== WRITTEN PROBLEM ==
Without the pictures, output the lines of the material from the very first through the one that holds "import plotly.graph_objects as go".

━━ RECORDS SHOWN ━━

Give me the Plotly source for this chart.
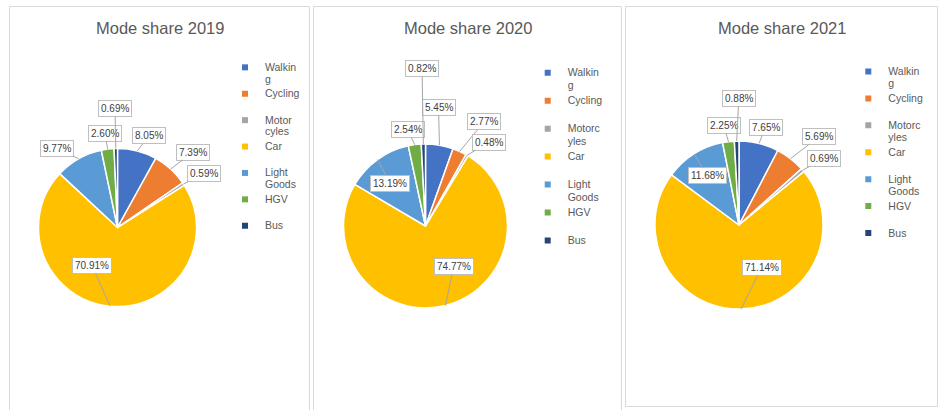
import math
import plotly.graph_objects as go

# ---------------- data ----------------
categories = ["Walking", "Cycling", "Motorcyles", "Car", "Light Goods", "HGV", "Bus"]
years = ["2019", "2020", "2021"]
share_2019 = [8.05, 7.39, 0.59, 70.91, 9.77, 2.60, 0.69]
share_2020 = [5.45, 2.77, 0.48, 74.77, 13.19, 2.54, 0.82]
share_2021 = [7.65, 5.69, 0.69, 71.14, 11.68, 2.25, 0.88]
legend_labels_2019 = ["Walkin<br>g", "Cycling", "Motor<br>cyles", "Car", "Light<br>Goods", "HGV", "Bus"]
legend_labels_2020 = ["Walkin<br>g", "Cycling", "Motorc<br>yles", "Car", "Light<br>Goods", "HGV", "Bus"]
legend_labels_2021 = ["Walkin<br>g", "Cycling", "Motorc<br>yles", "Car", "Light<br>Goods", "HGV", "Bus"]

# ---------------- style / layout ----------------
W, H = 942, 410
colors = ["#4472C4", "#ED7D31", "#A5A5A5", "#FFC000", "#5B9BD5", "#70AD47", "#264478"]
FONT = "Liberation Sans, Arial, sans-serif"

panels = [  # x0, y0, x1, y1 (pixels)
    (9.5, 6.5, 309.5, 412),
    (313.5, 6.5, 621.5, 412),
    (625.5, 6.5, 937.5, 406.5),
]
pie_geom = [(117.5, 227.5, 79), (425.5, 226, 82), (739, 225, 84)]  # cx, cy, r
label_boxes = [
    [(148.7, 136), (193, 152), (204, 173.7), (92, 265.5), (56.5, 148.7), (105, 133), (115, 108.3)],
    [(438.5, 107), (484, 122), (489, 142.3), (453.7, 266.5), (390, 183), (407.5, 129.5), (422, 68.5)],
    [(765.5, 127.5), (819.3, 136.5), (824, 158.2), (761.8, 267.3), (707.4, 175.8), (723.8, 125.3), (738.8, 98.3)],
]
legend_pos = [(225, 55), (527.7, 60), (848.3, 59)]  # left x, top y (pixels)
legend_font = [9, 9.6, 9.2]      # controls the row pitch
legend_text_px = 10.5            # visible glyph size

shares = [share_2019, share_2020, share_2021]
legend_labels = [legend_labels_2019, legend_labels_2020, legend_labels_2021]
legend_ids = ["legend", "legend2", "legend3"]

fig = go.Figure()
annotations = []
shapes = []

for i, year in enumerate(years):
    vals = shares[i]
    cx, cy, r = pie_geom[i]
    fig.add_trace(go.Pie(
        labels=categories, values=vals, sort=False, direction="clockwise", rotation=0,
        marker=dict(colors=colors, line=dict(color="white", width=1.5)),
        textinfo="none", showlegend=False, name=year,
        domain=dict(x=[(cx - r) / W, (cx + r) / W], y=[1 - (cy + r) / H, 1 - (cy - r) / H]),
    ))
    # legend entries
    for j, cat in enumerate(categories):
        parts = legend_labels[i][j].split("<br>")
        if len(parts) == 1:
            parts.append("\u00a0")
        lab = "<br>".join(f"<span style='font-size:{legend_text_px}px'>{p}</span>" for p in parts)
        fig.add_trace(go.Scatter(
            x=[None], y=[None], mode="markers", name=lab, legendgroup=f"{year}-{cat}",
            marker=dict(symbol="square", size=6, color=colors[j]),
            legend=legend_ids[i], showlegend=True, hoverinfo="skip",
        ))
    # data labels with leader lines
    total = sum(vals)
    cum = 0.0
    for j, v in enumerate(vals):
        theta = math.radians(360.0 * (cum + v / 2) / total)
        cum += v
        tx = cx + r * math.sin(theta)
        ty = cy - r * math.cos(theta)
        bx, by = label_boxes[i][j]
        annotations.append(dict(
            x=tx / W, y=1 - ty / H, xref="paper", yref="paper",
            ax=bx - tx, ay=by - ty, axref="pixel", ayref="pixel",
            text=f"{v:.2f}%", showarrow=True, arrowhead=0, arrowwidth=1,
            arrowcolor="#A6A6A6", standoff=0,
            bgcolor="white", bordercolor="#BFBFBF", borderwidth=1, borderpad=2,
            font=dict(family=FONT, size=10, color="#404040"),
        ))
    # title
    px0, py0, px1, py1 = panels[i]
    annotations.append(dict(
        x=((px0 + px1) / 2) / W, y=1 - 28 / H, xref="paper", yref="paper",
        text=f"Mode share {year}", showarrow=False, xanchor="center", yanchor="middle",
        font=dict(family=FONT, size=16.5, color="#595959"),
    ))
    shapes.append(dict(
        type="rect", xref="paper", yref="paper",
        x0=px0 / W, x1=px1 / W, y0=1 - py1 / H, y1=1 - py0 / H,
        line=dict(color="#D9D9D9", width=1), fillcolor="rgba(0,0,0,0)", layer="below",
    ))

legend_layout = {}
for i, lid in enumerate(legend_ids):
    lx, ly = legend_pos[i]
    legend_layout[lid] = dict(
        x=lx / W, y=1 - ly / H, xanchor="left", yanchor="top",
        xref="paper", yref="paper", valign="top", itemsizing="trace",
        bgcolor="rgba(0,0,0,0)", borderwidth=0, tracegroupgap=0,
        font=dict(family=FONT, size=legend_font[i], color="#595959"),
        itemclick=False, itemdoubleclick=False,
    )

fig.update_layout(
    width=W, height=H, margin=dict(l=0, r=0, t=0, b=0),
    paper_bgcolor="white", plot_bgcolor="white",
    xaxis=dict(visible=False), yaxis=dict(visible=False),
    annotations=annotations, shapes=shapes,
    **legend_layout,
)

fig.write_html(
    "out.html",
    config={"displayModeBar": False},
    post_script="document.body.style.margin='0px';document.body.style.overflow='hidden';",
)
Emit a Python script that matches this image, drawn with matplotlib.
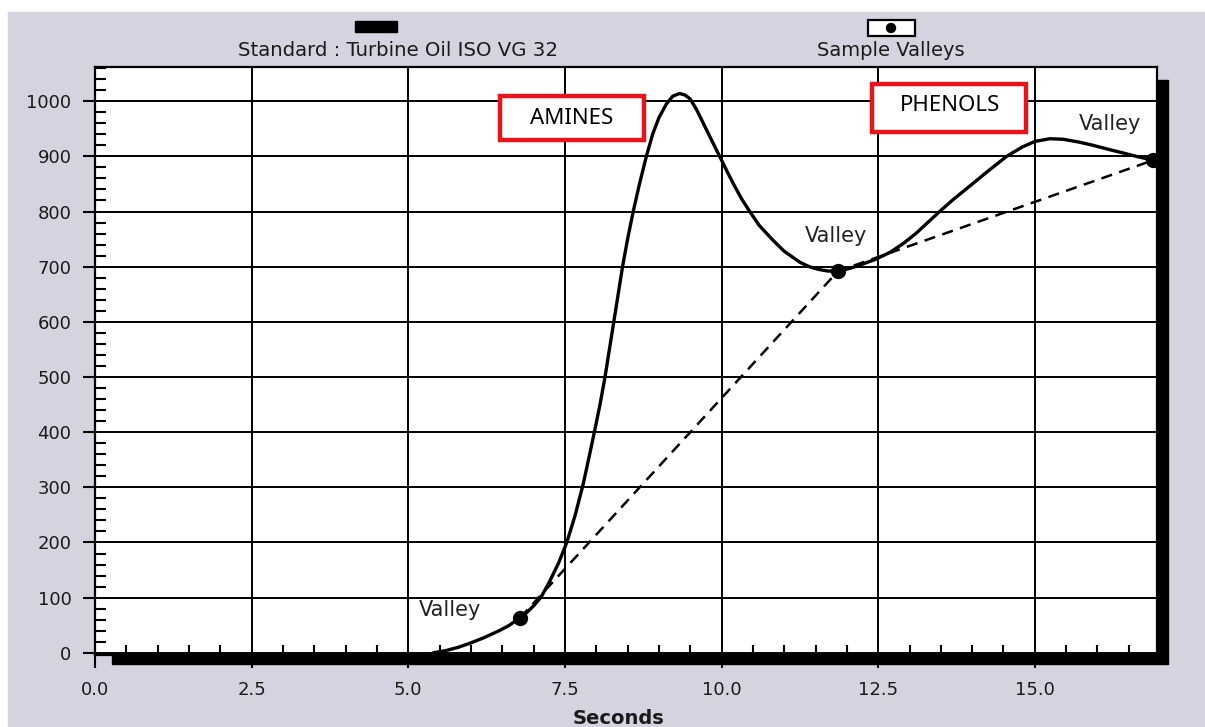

━━━

== RESPONSE ==
Give me the Plotly source for this chart.
import math
import plotly.graph_objects as go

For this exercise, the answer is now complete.